◆ Objective ◆
Pull out exactly the lines from the line containing "Recreate this image" to the line containing "import plotly.graph_objects as go", both lines included, with pictures removed from the copy.

◆ Exercise materials ◆
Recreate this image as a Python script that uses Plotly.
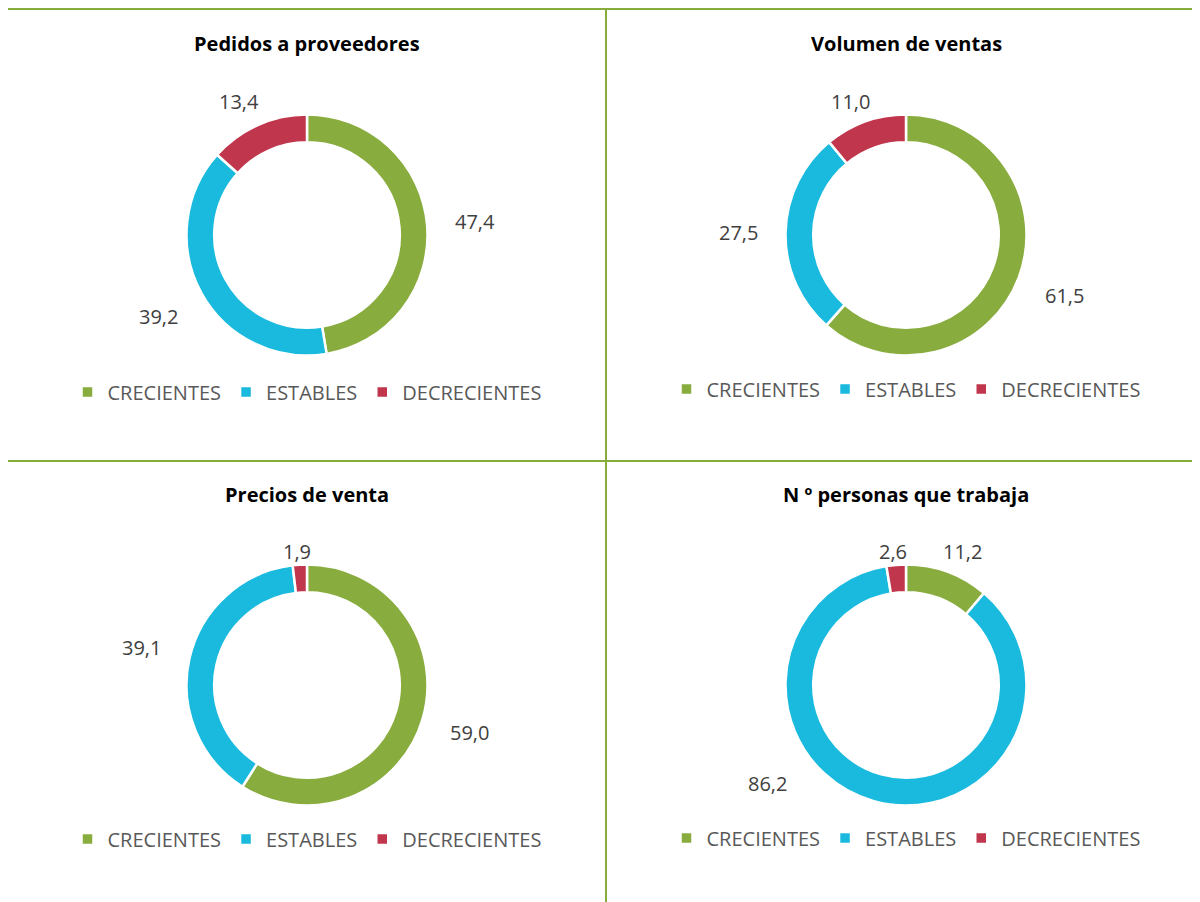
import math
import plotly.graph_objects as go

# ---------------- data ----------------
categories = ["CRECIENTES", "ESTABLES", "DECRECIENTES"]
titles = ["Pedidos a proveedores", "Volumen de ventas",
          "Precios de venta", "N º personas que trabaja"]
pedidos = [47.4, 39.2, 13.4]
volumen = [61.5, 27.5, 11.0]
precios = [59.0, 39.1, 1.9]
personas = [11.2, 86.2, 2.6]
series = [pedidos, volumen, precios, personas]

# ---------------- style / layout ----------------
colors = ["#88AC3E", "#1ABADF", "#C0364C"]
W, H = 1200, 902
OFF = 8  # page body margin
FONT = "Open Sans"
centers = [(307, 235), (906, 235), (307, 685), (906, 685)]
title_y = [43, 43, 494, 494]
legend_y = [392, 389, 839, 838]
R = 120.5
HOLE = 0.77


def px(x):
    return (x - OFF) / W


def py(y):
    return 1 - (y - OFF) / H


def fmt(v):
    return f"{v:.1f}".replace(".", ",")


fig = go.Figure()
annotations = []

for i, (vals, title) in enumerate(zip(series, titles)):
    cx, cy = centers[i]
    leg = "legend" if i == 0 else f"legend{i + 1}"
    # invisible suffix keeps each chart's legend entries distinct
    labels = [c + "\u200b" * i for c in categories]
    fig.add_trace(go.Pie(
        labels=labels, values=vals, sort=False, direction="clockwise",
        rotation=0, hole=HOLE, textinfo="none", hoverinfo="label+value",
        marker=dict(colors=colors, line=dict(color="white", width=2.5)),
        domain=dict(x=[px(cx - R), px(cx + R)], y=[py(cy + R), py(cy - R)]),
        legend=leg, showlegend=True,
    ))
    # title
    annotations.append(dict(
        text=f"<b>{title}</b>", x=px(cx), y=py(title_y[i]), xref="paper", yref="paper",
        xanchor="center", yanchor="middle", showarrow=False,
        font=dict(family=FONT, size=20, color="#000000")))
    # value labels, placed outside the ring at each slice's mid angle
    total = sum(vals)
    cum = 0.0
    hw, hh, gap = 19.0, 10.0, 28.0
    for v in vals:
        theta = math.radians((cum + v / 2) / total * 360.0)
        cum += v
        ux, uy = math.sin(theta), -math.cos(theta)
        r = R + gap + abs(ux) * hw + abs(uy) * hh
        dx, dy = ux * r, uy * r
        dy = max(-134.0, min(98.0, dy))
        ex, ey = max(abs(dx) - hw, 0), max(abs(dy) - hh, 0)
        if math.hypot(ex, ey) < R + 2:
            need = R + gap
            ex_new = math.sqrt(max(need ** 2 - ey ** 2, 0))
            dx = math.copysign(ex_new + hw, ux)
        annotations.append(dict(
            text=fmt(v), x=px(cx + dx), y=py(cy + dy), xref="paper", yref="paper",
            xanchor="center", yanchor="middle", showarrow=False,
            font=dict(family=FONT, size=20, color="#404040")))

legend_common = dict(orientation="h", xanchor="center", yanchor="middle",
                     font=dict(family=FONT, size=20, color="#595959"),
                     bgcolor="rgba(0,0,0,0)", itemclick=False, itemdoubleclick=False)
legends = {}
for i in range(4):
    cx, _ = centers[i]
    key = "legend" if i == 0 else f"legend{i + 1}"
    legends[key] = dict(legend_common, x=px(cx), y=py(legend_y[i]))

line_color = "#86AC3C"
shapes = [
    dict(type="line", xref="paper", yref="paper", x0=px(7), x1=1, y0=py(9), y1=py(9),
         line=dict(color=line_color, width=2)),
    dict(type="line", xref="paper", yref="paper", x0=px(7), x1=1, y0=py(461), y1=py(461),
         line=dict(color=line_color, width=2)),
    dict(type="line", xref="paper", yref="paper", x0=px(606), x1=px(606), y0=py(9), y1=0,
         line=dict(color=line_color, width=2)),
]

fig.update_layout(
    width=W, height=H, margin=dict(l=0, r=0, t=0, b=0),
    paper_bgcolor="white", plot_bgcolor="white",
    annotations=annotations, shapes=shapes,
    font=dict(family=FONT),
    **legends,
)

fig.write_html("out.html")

--

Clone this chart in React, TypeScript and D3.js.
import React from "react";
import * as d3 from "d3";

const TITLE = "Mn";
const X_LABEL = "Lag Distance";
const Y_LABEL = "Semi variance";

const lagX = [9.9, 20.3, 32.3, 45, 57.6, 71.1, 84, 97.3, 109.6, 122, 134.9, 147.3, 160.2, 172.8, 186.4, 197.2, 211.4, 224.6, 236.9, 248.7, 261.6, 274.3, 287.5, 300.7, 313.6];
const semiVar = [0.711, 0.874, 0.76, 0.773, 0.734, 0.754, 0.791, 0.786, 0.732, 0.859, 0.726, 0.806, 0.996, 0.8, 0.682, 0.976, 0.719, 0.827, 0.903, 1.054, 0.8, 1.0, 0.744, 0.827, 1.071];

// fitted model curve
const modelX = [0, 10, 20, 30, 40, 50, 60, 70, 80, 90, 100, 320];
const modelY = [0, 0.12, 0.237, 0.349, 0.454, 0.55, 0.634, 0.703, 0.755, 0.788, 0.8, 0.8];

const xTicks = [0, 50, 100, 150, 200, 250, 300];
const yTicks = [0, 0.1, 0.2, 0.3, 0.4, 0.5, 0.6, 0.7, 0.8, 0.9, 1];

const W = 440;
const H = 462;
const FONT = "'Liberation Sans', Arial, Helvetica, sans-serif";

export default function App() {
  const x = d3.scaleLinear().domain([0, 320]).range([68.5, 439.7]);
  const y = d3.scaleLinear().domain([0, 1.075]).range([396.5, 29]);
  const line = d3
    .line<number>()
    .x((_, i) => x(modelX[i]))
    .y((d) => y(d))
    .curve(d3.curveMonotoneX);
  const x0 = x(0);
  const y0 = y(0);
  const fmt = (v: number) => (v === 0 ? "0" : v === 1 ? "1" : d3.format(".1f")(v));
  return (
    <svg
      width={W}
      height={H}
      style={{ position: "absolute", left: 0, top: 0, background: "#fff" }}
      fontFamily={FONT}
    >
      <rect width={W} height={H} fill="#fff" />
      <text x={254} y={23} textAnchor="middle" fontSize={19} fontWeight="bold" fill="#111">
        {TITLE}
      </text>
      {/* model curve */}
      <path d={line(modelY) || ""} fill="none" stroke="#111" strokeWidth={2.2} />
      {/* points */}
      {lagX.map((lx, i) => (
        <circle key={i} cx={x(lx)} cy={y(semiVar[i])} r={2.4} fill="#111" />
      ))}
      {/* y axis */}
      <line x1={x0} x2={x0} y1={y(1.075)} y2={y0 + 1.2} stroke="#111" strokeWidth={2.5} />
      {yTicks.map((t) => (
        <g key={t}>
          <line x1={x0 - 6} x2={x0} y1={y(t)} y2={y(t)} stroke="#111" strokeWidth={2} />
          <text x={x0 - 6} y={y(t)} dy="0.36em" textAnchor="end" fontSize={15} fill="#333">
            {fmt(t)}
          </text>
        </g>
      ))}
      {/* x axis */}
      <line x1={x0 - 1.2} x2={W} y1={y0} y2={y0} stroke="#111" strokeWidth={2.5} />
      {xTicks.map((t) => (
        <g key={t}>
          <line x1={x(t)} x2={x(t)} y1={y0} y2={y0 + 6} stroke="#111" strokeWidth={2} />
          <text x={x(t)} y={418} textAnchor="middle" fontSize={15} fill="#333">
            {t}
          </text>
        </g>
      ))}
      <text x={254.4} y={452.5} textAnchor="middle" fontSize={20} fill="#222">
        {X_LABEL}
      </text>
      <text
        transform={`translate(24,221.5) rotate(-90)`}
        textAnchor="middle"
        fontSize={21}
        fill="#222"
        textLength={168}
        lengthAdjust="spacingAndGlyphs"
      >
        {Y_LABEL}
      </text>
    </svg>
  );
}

==

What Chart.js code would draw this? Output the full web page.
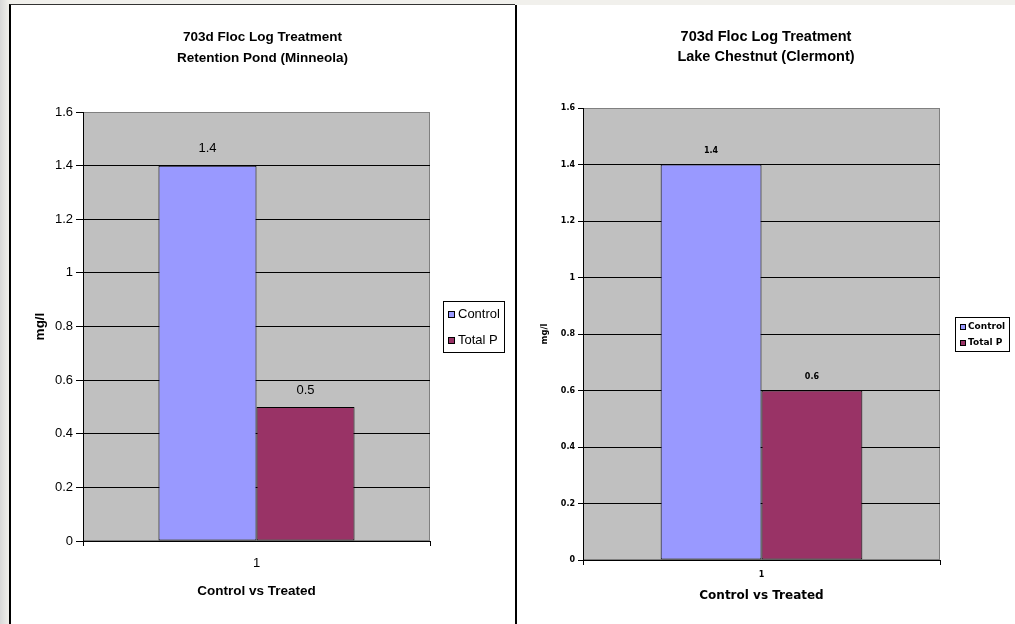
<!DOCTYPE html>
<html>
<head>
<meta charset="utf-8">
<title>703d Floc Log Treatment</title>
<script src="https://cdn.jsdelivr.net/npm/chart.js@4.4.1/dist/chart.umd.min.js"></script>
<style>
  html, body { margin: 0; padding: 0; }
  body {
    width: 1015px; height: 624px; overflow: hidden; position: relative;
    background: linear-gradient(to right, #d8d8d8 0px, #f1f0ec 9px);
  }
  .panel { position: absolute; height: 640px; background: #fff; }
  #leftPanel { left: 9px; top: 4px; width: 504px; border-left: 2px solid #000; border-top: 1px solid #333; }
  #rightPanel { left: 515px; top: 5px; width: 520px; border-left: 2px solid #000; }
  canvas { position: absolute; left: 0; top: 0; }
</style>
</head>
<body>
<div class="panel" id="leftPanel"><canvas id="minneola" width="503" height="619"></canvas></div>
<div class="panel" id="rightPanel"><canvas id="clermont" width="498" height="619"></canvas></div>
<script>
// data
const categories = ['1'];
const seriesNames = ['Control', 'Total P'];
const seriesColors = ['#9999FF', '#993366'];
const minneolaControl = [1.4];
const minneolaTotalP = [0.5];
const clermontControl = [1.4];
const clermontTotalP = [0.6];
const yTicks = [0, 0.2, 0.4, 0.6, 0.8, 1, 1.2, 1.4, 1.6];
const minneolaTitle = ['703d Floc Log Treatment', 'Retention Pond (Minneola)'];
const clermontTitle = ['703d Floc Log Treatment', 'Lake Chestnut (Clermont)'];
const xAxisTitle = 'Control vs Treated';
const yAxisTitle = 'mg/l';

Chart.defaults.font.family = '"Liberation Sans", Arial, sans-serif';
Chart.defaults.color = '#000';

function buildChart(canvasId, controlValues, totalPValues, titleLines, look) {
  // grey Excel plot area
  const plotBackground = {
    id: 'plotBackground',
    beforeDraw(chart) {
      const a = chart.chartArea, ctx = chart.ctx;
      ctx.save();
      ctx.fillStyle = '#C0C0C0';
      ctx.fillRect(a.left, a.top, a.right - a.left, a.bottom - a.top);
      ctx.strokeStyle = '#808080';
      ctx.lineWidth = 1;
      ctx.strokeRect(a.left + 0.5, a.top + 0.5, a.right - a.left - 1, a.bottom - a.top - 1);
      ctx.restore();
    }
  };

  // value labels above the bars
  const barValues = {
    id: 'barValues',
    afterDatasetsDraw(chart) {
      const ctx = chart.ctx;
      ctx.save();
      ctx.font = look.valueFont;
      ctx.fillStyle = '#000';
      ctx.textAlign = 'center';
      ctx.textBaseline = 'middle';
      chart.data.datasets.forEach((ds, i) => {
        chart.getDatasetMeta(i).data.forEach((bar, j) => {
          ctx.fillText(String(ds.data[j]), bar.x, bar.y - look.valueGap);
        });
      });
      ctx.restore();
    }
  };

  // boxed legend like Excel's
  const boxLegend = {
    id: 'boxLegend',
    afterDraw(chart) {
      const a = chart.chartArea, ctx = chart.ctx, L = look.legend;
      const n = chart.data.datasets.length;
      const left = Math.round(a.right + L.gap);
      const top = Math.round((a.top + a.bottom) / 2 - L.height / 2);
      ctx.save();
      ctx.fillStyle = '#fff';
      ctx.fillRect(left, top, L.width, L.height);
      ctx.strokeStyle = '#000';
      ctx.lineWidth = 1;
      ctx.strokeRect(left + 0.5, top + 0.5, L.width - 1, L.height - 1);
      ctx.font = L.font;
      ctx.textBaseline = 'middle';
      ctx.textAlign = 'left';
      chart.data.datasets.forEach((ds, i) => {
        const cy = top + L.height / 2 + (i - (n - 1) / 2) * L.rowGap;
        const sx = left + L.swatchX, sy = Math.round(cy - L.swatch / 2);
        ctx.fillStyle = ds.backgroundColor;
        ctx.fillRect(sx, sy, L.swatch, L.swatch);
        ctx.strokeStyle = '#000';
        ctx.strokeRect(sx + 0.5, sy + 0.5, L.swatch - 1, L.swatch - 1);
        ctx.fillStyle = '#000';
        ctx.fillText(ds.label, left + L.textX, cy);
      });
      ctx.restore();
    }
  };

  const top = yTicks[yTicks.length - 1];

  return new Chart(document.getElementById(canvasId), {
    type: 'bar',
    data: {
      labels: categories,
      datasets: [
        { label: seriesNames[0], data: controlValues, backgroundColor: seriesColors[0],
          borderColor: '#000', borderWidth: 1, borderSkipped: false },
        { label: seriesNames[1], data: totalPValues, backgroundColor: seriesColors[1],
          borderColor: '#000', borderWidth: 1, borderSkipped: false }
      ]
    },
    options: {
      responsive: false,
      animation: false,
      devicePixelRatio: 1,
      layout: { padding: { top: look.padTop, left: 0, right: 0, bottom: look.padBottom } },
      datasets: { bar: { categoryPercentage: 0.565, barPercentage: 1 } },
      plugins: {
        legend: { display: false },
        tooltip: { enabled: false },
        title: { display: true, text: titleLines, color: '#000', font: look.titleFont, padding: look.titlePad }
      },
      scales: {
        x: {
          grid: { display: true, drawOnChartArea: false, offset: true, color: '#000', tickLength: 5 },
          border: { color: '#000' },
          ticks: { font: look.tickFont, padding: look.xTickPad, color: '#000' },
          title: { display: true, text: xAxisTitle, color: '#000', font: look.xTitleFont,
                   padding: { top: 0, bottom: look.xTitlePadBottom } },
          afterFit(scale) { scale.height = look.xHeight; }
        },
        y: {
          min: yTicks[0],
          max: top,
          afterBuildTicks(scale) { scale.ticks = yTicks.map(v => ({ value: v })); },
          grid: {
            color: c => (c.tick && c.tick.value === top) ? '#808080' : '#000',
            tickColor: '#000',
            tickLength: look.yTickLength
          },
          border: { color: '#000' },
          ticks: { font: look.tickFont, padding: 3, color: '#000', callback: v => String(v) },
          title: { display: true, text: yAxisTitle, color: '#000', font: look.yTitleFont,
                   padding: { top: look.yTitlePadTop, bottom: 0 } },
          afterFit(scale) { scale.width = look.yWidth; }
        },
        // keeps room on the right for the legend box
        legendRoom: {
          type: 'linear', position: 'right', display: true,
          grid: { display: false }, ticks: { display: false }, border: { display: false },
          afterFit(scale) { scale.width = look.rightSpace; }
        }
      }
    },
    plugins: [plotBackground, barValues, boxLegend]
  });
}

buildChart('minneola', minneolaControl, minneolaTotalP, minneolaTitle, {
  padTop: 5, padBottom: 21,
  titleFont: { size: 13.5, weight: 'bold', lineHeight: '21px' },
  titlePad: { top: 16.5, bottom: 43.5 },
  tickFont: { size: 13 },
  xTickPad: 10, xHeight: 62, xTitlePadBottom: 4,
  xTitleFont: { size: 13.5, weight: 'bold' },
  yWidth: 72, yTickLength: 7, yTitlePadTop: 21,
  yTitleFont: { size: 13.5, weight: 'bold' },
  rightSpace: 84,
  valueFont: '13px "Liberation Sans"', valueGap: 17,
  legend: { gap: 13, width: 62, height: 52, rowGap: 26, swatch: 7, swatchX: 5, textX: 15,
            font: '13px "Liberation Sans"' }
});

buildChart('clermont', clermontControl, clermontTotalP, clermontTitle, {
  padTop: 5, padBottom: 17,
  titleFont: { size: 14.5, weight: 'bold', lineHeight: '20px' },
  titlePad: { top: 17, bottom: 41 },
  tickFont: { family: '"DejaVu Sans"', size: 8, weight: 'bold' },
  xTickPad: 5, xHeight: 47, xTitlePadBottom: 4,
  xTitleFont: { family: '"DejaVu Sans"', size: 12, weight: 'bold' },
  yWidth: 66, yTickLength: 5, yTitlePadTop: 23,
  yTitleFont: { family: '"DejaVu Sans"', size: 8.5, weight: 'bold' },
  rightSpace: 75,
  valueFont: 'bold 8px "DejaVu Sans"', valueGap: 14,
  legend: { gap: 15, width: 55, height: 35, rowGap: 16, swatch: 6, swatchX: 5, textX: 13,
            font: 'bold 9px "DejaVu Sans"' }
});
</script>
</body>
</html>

◆ Correct response ◆
Recreate this image as a Python script that uses Plotly.
import math
import plotly.graph_objects as go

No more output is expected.